I vizi del boss e la rete di fiancheggiatori
Redazione — 16 Gennaio 2023
Al polso un orologio di lusso (un Richard Mille da 35mila euro) oltre a capi d’abbigliamento firmati e alla solita retorica sulla vita agiata dell’ultimo boss stragista di Cosa Nostra. Alcuni dettagli sulla conferenza stampa di Palermo dopo l’arresto, dopo ben 30 anni di latitanza, di Matteo Messina Denaro lasciano davvero il tempo che trovano. E’ piuttosto scontato infatti che un mafioso, che per tre decenni è riuscito a sfuggire alla cattura, vivesse in condizioni economiche piuttosto agiate.
La latitanza costa, così come raccontato da decine di collaboratori di giustizia e confermato dagli stessi inquirenti. Così come costa anche garantirsi la dedizione e soprattutto la discrezione di una fitta rete di fiancheggiatori. Persone che hanno consentito al 60enne boss di Castelvetrano (Trapani) di potersi muovere nello stesso territorio dove è nato e cresciuto.
Stesso discorso vale per l’operazione chirurgica e le chemioterapie avviate presso la clinica privata La Maddalena dove era in cura da oltre un anno per un tumore al colon con metastasi al fegato. Una struttura, col dipartimento Oncologico di terzo livello e convenzionata col servizio sanitario nazionale, che rappresenta un fiore all’occhiello della sanità siciliana.
Davanti a spese del genere, sembra quasi ininfluente il costo dell’orologio di lusso che aveva al polso così come i capi d’abbigliamento di pregio che amava indossare. “Abbiamo elementi per ritenere che Messina Denaro vivesse in una condizione agiata, tutti sanno a Palermo che la clinica in cui si recava è una assoluta eccellenza e vestiva con abiti di pregio” ha spiegato il magistrato Paolo Guido in conferenza stampa. Pazienti e personale della clinica lo descrivono come un uomo elegante, che in reparto aveva la giacca da camera, metteva soprabiti in pelle con camicie stile hawaiano.

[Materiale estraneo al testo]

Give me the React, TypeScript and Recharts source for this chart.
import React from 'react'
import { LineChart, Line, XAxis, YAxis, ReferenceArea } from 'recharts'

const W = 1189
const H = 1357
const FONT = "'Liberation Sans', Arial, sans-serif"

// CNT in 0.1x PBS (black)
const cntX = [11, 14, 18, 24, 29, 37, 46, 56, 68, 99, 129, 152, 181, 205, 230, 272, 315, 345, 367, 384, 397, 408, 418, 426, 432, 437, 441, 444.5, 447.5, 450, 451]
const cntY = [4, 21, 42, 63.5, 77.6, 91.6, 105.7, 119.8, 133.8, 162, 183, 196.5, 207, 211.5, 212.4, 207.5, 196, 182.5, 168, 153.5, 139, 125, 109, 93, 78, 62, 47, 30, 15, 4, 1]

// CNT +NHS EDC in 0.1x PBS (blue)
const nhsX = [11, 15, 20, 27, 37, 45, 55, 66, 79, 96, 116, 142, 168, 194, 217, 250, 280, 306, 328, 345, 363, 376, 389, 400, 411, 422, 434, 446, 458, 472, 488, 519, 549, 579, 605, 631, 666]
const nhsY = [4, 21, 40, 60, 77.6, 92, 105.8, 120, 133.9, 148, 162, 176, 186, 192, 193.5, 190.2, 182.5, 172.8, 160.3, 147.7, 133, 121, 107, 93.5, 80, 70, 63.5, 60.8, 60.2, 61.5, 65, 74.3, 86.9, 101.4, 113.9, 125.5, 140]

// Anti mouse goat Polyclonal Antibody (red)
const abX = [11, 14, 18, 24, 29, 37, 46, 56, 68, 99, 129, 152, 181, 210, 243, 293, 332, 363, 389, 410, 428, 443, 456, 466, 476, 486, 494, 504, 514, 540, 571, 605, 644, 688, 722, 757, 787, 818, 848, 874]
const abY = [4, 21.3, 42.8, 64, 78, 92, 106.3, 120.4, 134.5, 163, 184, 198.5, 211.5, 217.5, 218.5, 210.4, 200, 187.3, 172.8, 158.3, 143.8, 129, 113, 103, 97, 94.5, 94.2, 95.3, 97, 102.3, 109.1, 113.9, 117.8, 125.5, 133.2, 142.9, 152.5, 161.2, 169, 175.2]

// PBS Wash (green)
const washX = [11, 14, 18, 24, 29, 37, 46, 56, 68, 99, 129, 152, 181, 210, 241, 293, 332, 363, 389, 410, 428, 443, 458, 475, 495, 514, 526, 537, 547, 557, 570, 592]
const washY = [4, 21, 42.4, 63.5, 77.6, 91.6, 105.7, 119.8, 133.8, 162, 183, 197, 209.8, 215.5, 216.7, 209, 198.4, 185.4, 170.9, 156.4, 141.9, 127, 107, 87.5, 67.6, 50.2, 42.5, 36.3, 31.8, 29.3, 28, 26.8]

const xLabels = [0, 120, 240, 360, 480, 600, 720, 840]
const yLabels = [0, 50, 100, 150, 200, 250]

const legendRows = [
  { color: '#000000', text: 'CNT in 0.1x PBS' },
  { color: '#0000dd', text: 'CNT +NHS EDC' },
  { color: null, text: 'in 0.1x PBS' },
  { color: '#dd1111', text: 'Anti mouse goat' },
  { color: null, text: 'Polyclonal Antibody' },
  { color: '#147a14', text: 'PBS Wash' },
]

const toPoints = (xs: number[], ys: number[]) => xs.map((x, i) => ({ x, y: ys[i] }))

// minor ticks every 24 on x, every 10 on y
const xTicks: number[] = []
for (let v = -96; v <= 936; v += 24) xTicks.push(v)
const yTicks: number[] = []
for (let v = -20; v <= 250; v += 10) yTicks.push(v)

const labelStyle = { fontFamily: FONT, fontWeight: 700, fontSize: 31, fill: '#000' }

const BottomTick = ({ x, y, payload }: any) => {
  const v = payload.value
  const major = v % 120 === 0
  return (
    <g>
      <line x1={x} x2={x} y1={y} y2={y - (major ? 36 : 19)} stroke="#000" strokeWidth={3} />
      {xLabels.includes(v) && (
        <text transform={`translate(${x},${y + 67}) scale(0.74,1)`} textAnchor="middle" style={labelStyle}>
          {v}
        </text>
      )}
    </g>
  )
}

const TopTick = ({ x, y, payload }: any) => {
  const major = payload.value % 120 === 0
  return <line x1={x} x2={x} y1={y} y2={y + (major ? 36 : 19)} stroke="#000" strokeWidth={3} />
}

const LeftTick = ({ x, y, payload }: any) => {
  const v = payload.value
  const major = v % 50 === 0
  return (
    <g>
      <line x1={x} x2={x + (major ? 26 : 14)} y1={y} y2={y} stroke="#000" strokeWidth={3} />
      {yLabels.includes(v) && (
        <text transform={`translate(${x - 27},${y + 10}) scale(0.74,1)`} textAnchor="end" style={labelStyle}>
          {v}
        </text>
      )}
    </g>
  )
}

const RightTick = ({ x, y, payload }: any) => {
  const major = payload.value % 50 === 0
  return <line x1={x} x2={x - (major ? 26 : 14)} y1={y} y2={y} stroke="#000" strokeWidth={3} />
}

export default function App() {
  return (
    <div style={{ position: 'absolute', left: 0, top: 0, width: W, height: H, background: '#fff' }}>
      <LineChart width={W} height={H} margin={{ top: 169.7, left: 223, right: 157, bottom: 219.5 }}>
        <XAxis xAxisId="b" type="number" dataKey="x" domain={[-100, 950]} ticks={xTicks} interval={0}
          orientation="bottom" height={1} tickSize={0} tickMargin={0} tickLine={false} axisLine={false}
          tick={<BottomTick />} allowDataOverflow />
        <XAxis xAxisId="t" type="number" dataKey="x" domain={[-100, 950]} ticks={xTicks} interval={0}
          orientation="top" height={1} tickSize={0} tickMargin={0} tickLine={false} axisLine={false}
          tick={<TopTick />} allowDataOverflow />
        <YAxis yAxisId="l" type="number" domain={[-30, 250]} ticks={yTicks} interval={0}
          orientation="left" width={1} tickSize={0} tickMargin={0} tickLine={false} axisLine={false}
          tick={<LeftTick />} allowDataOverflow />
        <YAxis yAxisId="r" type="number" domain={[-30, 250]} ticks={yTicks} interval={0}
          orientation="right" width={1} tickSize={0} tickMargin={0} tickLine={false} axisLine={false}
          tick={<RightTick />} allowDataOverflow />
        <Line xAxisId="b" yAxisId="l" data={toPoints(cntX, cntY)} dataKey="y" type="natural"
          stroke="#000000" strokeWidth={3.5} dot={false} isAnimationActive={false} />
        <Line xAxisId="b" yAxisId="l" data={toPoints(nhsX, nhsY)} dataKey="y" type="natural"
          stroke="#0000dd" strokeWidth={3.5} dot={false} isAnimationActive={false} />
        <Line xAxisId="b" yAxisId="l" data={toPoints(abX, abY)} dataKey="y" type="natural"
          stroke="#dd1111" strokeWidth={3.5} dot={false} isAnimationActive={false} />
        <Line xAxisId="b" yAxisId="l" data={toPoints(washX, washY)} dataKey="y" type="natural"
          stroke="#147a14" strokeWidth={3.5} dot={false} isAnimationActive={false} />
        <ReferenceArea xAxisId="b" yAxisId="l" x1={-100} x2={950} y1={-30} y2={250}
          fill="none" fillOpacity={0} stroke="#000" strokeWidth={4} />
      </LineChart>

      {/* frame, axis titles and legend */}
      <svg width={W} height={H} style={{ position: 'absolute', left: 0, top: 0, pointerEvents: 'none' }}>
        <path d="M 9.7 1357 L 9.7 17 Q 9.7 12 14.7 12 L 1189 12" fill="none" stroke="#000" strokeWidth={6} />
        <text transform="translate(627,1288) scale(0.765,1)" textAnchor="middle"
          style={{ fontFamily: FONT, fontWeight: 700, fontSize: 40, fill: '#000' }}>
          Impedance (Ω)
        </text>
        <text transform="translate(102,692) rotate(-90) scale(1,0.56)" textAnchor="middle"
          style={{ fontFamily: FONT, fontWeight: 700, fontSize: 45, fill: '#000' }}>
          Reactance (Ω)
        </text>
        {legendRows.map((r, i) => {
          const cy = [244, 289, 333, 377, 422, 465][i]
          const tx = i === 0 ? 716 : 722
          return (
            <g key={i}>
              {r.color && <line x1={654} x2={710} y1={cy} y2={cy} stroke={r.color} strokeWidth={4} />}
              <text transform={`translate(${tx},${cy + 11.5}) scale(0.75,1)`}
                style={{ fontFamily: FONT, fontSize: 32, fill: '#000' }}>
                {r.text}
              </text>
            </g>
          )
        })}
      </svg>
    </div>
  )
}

Adesso fondamentale sarà trovare il covo, l’abitazione dove ha vissuto negli ultimi tempi Messina Denaro. I magistrati e le forze dell’ordine starebbero per individuarlo anche se difficilmente troveranno all’interno informazioni utili ai fini investigativi: probabile infatti che chi curava la latitanza del boss abbia già fatto sparire tutto dopo la notizia dell’arresto.
Il riferimento di procura e forze dell’ordine è il piccolo come di Campobello di Mazara dove vive Giovanni Luppino, l’imprenditore incensurato del settore olivicolo che ha accompagnato il boss alla clinica per il day hospital, e dove risiede Andrea Bonafede l’uomo che ha prestato, ancora da capire se consapevolmente meno, l’identità al capomafia.
Dopo il caso Riina e la mancata perquisizione del covo, da ore la zona tra Campobello e Castelvetrano, paese di Messina Denaro, è battuta palmo a palmo. Così come resta da ricostruire la fitta rete di fiancheggiatori che hanno aiutato il boss in tutti questi anni di latitanza (già in passato sono finiti in cella centinaia di fedelissimi del padrino tra i quali sorelle, cognati e fratelli) e il patrimonio accumulato che, secondo gli inquirenti, ammonterebbe a solo 13 milioni di euro.